The snow arrived at the laboratory in Munich inside Styrofoam boxes. It came from a German research station in Antarctica, where summer made the snow, whisked around in the wind like sand on a beach, easy to lift. A pair of scientists had shoveled in thousands of pounds of the stuff. The boxes, kept under freezing conditions, traveled by plane to the ice shelf and then by ship to South Africa and Germany. In the lab, researchers melted the snow, sifted out any buried solids, and chucked them into an incinerator.
When the scientists analyzed the ash, they found something unusual: a radioactive form of iron. The isotope, known as iron-60, is rare on Earth. But it is produced in abundance in space, when a star, having exhausted the fuel that makes it shine, explodes.
The burst releases newly forged chemical elements into the universe like tufted dandelion seeds. The radioactive iron, carried inside microscopic particles of dust, glides across space and can settle on whatever it encounters. Sometimes, it ends up here.
“It’s actual stardust,” says Dominik Koll, a physicist at the Australian National University who analyzed the snow. “And we find it on our planet.”
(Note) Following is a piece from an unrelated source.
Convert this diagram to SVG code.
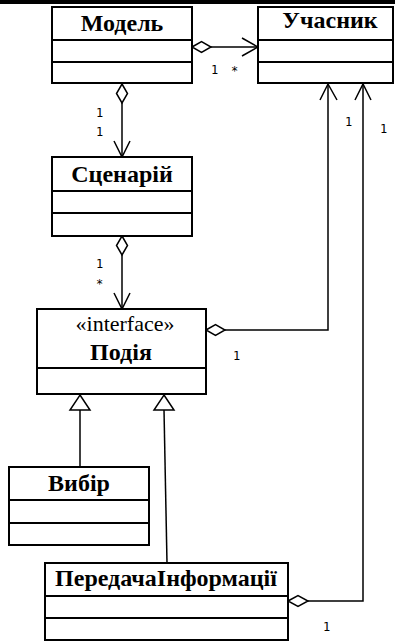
<svg xmlns="http://www.w3.org/2000/svg" width="395" height="642" viewBox="0 0 395 642">
<style>
.box{fill:#fff;stroke:#000;stroke-width:2}
.div{stroke:#000;stroke-width:2}
.t{font-family:"Liberation Serif",serif;font-weight:bold;font-size:24px;text-anchor:middle;fill:#000}
.st{font-family:"Liberation Serif",serif;font-size:22px;text-anchor:middle;fill:#000}
.c{fill:none;stroke:#000;stroke-width:1.5}
.dia{fill:#fff;stroke:#000;stroke-width:1.5}
.m{font-family:"DejaVu Sans Mono",monospace;font-size:12px;fill:#000}
</style>
<rect x="0" y="0" width="395" height="642" fill="#fff"/>
<rect x="0" y="0" width="395" height="4" fill="#000"/>
<g id="connectors">
<line class="c" x1="211" y1="47" x2="258" y2="47"/>
<polygon class="dia" points="192,47 201.5,41.5 211,47 201.5,52.5"/>
<polyline class="c" points="242,38 258,47 242,56"/>
<line class="c" x1="122" y1="103" x2="122" y2="157"/>
<polygon class="dia" points="122,84 127.5,93.5 122,103 116.5,93.5"/>
<polyline class="c" points="114,141 122,157 130,141"/>
<line class="c" x1="122" y1="255" x2="122" y2="309"/>
<polygon class="dia" points="122,236 127.5,245.5 122,255 116.5,245.5"/>
<polyline class="c" points="114,293 122,309 130,293"/>
<polyline class="c" points="225,330 328,330 328,84"/>
<polygon class="dia" points="206,330 215.5,324.5 225,330 215.5,335.5"/>
<polyline class="c" points="320,100 328,84 337,100"/>
<polyline class="c" points="308,601 363,601 363,84"/>
<polygon class="dia" points="288,601 298,595.5 308,601 298,606.5"/>
<polyline class="c" points="355,100 363,84 371,100"/>
<line class="c" x1="80" y1="410" x2="80" y2="467"/>
<polygon class="dia" points="80,395 90,410 70,410"/>
<line class="c" x1="164" y1="410" x2="167" y2="563"/>
<polygon class="dia" points="164,395 174,410 154,410"/>
<text class="m" x="211" y="74">1</text>
<text class="m" x="231" y="75">*</text>
<text class="m" x="96" y="117">1</text>
<text class="m" x="96" y="136">1</text>
<text class="m" x="96" y="268">1</text>
<text class="m" x="96" y="288">*</text>
<text class="m" x="233" y="360">1</text>
<text class="m" x="345" y="126">1</text>
<text class="m" x="380" y="133">1</text>
<text class="m" x="323" y="631">1</text>
</g>
<g id="model">
<rect class="box" x="52" y="7" width="140" height="76"/>
<line class="div" x1="52" y1="40" x2="192" y2="40"/>
<line class="div" x1="52" y1="62" x2="192" y2="62"/>
<text class="t" x="122" y="31">Модель</text>
</g>
<g id="uchasnyk">
<rect class="box" x="258" y="7" width="135" height="76"/>
<line class="div" x1="258" y1="40" x2="393" y2="40"/>
<line class="div" x1="258" y1="62" x2="393" y2="62"/>
<text class="t" x="330" y="28">Учасник</text>
</g>
<g id="scenariy">
<rect class="box" x="52" y="157" width="140" height="79"/>
<line class="div" x1="52" y1="191" x2="192" y2="191"/>
<line class="div" x1="52" y1="213" x2="192" y2="213"/>
<text class="t" x="122" y="182">Сценарій</text>
</g>
<g id="podiya">
<rect class="box" x="37" y="309" width="169" height="85"/>
<line class="div" x1="37" y1="368" x2="206" y2="368"/>
<text class="st" x="125" y="331">«interface»</text>
<text class="t" x="121" y="360">Подія</text>
</g>
<g id="vybir">
<rect class="box" x="9" y="467" width="140" height="78"/>
<line class="div" x1="9" y1="500" x2="149" y2="500"/>
<line class="div" x1="9" y1="523" x2="149" y2="523"/>
<text class="t" x="79" y="491">Вибір</text>
</g>
<g id="peredacha">
<rect class="box" x="45" y="563" width="243" height="77"/>
<line class="div" x1="45" y1="596" x2="288" y2="596"/>
<line class="div" x1="45" y1="618" x2="288" y2="618"/>
<text class="t" x="166" y="586">ПередачаІнформації</text>
</g>
</svg>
Scientists have found it more than once. A part of the team behind the recent discovery first detected iron-60 in 1999, on the floor of the Pacific Ocean. The researchers studied the rocky sediment like tree rings, looking for clues about the environment that shaped it. The radioactive iron showed up in sediment that formed about 2.8 million years ago, suggesting the dying star that produced the isotope exploded around the same time. The supernova went off at a distance far enough that it didn’t decimate Earth, but close enough to shower the planet with cosmic debris.